İlk kısımda dukkha kategorisine giren acı ve üzüntü gibi birtakım örnekler verir fakat bunlar dukkhanın anlamını tüketmez, genel hatlarıyla çizmeye çalışır. Kötü çevirilerden yola çıkarak Budizme ilişkin sığ ve yüzeysel anlayışa sahip olanların tepkisi genelde şöyledir: "acı ve keder hayatın gerçeği, ne yapalım yani, acılardan kaçıp infantilize olarak mı yaşayalım? Acıdan kaçıp hedonizme mi sığınalım?" Buddha bunun cevabını hemen arkasından vermiştir aslında. Can alıcı nokta burada ikinci kısımdır: "the five clinging-aggregates are dukkha" Burada Buddha yine kendine özgü bir terminoloji kullanır. Türkçeye "bağlanmanın beş yığını" şeklinde tercüme edilebilir fakat burada kastedilenler çok spesifiktir. Bu beş yığınla şunlar kastedilir:
Varoluşun materyal yönü
*Materyal form
*Materyal form
Varoluşun mental yönü
*Hisler
*Algılar
*Mental oluşumlar (düşünceler)
*Bilinç
*Hisler
*Algılar
*Mental oluşumlar (düşünceler)
*Bilinç
Bunların hepsinin dukkha olmasından ne anlamalıyız? Öncelikle şunu anlamalıyız: acı ve haz paradigmasının içinde dukkha'dan kurtuluş mümkün değildir, çünkü bu beş yığına dahil olan, haz da dahil, her şey dukkhadır. Peki ne anlamda dukkhadır ve neden dukkhadır? Burada dukkhaya en yakın iki terim stresfulness ve unsatisfactoriness olacaktır, yani streslilik ve tatmin etmezlik bu beş yığının hepsi için geçerlidir. Dukkhayı burada genel anlamıyla varoluş anksiyetesi olarak anlamak da olasıdır.

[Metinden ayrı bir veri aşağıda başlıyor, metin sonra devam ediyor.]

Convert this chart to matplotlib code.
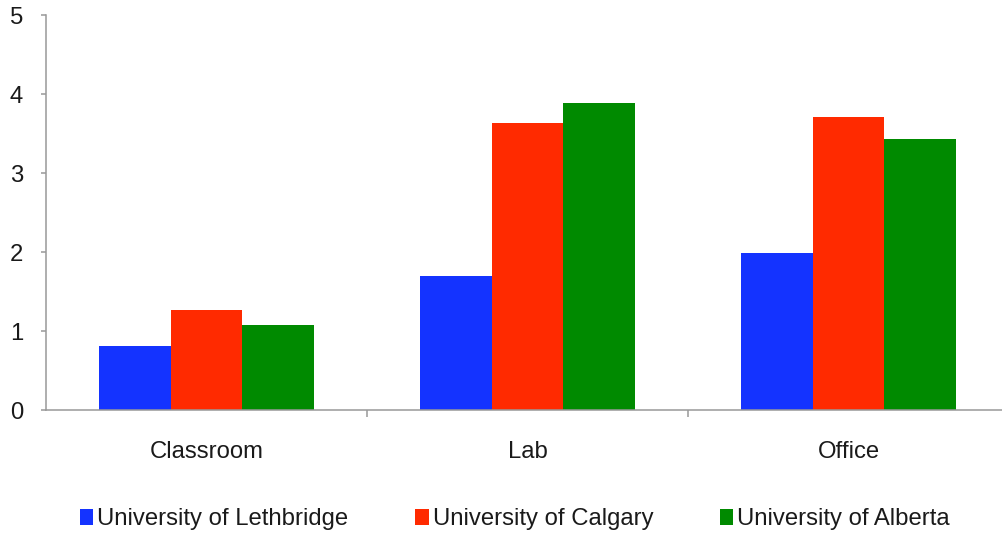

Yani dukkha koşullu varoluş veya samsara dediğimiz, mental ve materyal oluşumlardan meydana gelen bu düzene içkindir, verilidir. Peki bunun nedeni nedir? Burada ikinci yüce gerçeğe, dukkha'nın kaynağına geliriz.
Koşullu varoluşu ve dolayısıyla dukkhayı sürdüren ise fenomenin doğasına ilişkin bilgisizlik olarak çevrilebilecek avidya'dır. Avidya, (yani koşullu varoluşun anitya, anatta ve dukkha olduğunu bilmemek) koşullu varoluşu arzulamaya sebep olacaktır, bu da fenomenle/deneyimle özdeşleşmeye/bağlanmaya sebep olacaktır. Arzu ve bağlanma ile yapılan edimler ise karma üretecek ve varoluşun yenilenmesine sebep olacaktır. Bunu bir örnekle açımlamak gerekirse alkolün veya herhangi bir maddenin yarattığı varoluş durumunu, sarhoşluk durumunu düşünelim. Alkol içme edimi sarhoşluğu üretecek. Kişi bu şarhoşluk moduna bağlanacak ve bu deneyimi tekrar yaşama arzusunu üretecek, tekrar yaşamak istemesi yeniden alkol almasına, bu da sarhoşluk durumunun yenilenmesine sebep olacak. Yani arzudan ve bağlanmadan kaynaklı edim/karma varoluşun tekrar tekrar yenilenmesini, dolayısıyla samsaranın ve dukkhanın üretilmesine sebep olacak. Bu durumu Buddha şöyle özetler:
"And this, monks is the noble truth of the origination of dukkha: the craving that makes for further becoming — accompanied by passion & delight, relishing now here & now there — i.e., craving for sensual pleasure, craving for becoming, craving for non-becoming."
Özetle: tensel zevkleri arzulamak, varolmayı arzulamak ve yok olmayı arzulamak dukkhanın ortaya çıkmasının nedenleridir. Buddha'nın formülünü şöyle özetleyebiliriz: varolma arzusu ve koşullar bir araya geldiğinde koşullu varoluş ortaya çıkacaktır.
Peki koşullu varoluşun alternatifi nedir? İlk akla gelen yok oluş olacaktır fakat Buddha "ölünce yok mu olacağız?" sorusuna "ben yok oluş öğretmiyorum" diye cevap verir. Koşullu varoluşun alternatifi yokluk değil koşulsuz varoluştur, nirvanadır. Buradan tabii her ölenin nirvanaya ulaştığı gibi bir sonuç çıkarmayın. Nirvana ancak koşullu varoluşun koşullarının ortadan kalkmasıyla mümkündür, yani yukarıda Buddha'nın bahsettiği üç arzu ortadan kaldırılmalıdır, yoksa koşullu varoluş, samsara, ilelebet devam edecektir.